Western Digital reinvents (hybrid) HDD

Western Digital reinvents (hybrid) HDD

Western Digital manufactures both “traditional” hard disk drives (HDD) and flash drives. Nobody else in the market does this. So it makes pretty good sense for it to bring a hybrid drive to market. However, it is a fundamentally different hybrid drive than we have seen before.

The concept of the hybrid drive, which combines HDD and flash, is certainly not new. The first models came to market just after flash had become reasonably available. However, those were drives where both HDD and flash contained user data. The idea was that frequently used data would be written to the flash part, while data you needed less often would be put on the HDD part.

The new type of hybrid drive announced by Western Digital today does not resemble the “old-fashioned” hybrid drive in any way. In fact, Western Digital itself is not talking about hybrid drives, but flash-enhanced drives. We explain below what the company means by this.

Embedded flash for more capacity

The new flash-enhanced (hybrid) drives consist of a traditional component, namely the platters in the HDD, and a flash portion. However, the flash part is not used to write user data to it. Western Digital uses it to increase the TPI of the platters in the drive. TPI stands for Tracks Per Inch, the number of tracks per inch on which the drive can write data. These tracks can be put closer together through clever use of metadata stored in the embedded iNAND flash. As a result, the areal density of the platters, and thus of the drive as a whole, goes up. The SoC in the disk also plays an important role in this, of course. Western Digital optimized this to interact with the iNAND.

In addition to more capacity, the new drives also offer higher performance, in part by reducing adjacent track interference (ATI). This is of course necessary when you put tracks closer together. The reduction of this interference also seems to be partly due to the addition of flash memory to the new type of drive. That is, Western Digital speaks of “vertically integrated iNAND and SoC innovations’. This seems to indicate that the iNAND flash (called OptiNAND in these new drives, by the way) also works together with the SoC here. The same goes for the reduction in the number of write cache flushes in the new drives. That too seems to be the result of the cooperation between iNAND and SoC.

The fact that smarter controls increase performance isn’t new for HDDs, of course. Earlier this year, Western Digital presented an interesting case in point.

Finally, Western Digital claims that the new flash-enhanced drives have become a lot more reliable than before. Especially during power outages, it is important that HDDs lose as little data as possible. Western Digital claims that the new drives retain up to 50 times more customer data than previous generations. Again, the flash-enhanced nature of the drives plays a role in this.

Flash-enhanced and ePMR

We briefly discussed TPI as a way to get more data onto a HDD’s platter above. However, there is another way to accomplish this, and that is through the BPI route. BPI stands for Bits Per Inch and is about how many bits of data you can fit per (square) inch on a platter. In this area, Western Digital has also recently developed something new, namely ePMR. This is an extension of PMR, or Perpendicular Magnetic Recording. The “e” added by Western Digital stands for “energy-assisted.”

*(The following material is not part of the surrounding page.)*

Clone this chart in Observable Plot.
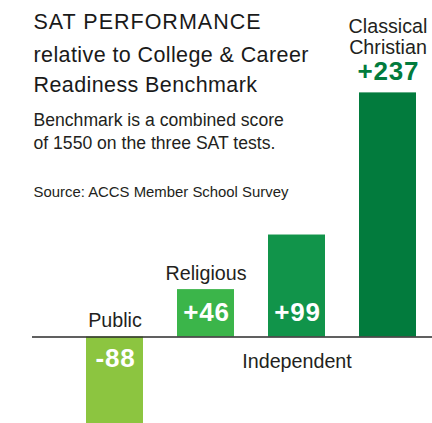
<!DOCTYPE html>
<html>
<head>
<meta charset="utf-8">
<script src="https://cdn.jsdelivr.net/npm/d3@7"></script>
<script src="https://cdn.jsdelivr.net/npm/@observablehq/plot@0.6"></script>
<style>
  html, body { margin: 0; padding: 0; background: #fff; }
  #chart { width: 432px; height: 423px; overflow: hidden; }
</style>
</head>
<body>
<div id="chart"></div>
<script>
const categories = ["Public", "Religious", "Independent", "Classical\nChristian"];
const values = [-88, 46, 99, 237];
const valueLabels = ["-88", "+46", "+99", "+237"];
const barColors = ["#8cc540", "#3bb54a", "#11944a", "#027b3d"];

const titleLines = ["SAT PERFORMANCE", "relative to College & Career", "Readiness Benchmark"];
const noteLines = ["Benchmark is a combined score", "of 1550 on the three SAT tests."];
const sourceLine = "Source: ACCS Member School Survey";

const data = categories.map((c, i) => ({category: c, value: values[i], label: valueLabels[i], color: barColors[i], i}));

const font = "'Liberation Sans', Arial, Helvetica, sans-serif";
const ink = "#231f20";

const inside = data.filter(d => d.i < 3);
const aboveCat = data.filter(d => d.i === 0 || d.i === 1);
const belowCat = data.filter(d => d.i === 2);
const topBar = data.filter(d => d.i === 3);

function line(text, baseline, size, fill) {
  return Plot.text([text], {frameAnchor: "top-left", text: d => d, textAnchor: "start", lineAnchor: "bottom",
    dx: 1, dy: baseline, fontSize: size, fill: fill || ink});
}

const chart = Plot.plot({
  width: 432,
  height: 423,
  marginLeft: 32,
  marginRight: 0,
  marginTop: 0,
  marginBottom: 0,
  style: {fontFamily: font, background: "#fff", overflow: "hidden"},
  x: {type: "band", domain: categories, range: [85, 418], paddingInner: 0.37, paddingOuter: 0, axis: null},
  y: {domain: [-84, 326.7], range: [423, 0], axis: null},
  color: {type: "identity"},
  marks: [
    Plot.barY(data, {x: "category", y: "value", fill: "color", clip: true}),
    Plot.ruleY([0], {stroke: "#2b2b2b", strokeWidth: 1.3}),
    // category labels
    Plot.text(aboveCat, {x: "category", y: d => Math.max(0, d.value), text: "category", lineAnchor: "bottom", dy: -9.5, fontSize: 19.7, fill: ink}),
    Plot.text(belowCat, {x: "category", y: () => 0, text: "category", lineAnchor: "bottom", dy: 31, fontSize: 19.7, fill: ink}),
    Plot.text(topBar, {x: "category", y: "value", text: "category", lineAnchor: "bottom", dy: -38.4, fontSize: 19.7, lineHeight: 1.1, fill: ink}),
    // value labels
    Plot.text(inside.filter(d => d.value > 0), {x: "category", y: () => 0, text: "label", lineAnchor: "bottom", dy: -15.5, fontSize: 26, fontWeight: "bold", fill: "white"}),
    Plot.text(inside.filter(d => d.value < 0), {x: "category", y: () => 0, text: "label", lineAnchor: "bottom", dy: 30, fontSize: 26, fontWeight: "bold", fill: "white"}),
    Plot.text(topBar, {x: "category", y: "value", text: "label", lineAnchor: "bottom", dy: -13, fontSize: 26, fontWeight: "bold", fill: d => d.color}),
    // title block
    line(titleLines[0], 28.3, 21.5, "#1a1a1a"),
    line(titleLines[1], 61.7, 21.5, "#1a1a1a"),
    line(titleLines[2], 91.7, 21.5, "#1a1a1a"),
    line(noteLines[0], 125, 17.6),
    line(noteLines[1], 148.3, 17.6),
    line(sourceLine, 196.7, 14.9)
  ]
});

// letter spacing tweaks to approximate the wider original typeface
const svg = d3.select(chart);
function spacing(texts, px, shift) {
  const sel = svg.selectAll("text").filter(function () { return texts.includes(this.textContent); });
  sel.attr("letter-spacing", px);
  if (shift) sel.attr("dx", shift);
}
spacing(valueLabels, 0.8, 0.4);
spacing([titleLines[0]], 1);
spacing(titleLines.slice(1), 0.4);

document.getElementById("chart").appendChild(chart);
</script>
</body>
</html>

In PMR, an electric current creates a magnetic field. This magnetic field causes the read/write head to become magnetic. It can then move the magnetic granules in the platter in a certain direction, thereby creating a stored bit. By passing an additional current through it, ePMR makes this process even more precise. The result is that the drive can write bits closer together. This also means that an HDD can fit more bits per inch on a track, resulting in an increased the disk capacity. Western Digital already achieved 2.2 TB per platter, and the first 20TB disks have already been delivered to customers. In the second half of this decade, Western Digital expects to grow to 50TB drives.

The new drives announced by Western Digital today combine enhanced TPI performance with the addition of OptiNAND with improved BPI performance resulting from ePMR. The target audience for this new type of drive is the enterprise market, from cloud companies and service providers through video surveillance companies to NAS vendors. The new drives will be available in different variants. More clarity on this will come later this year.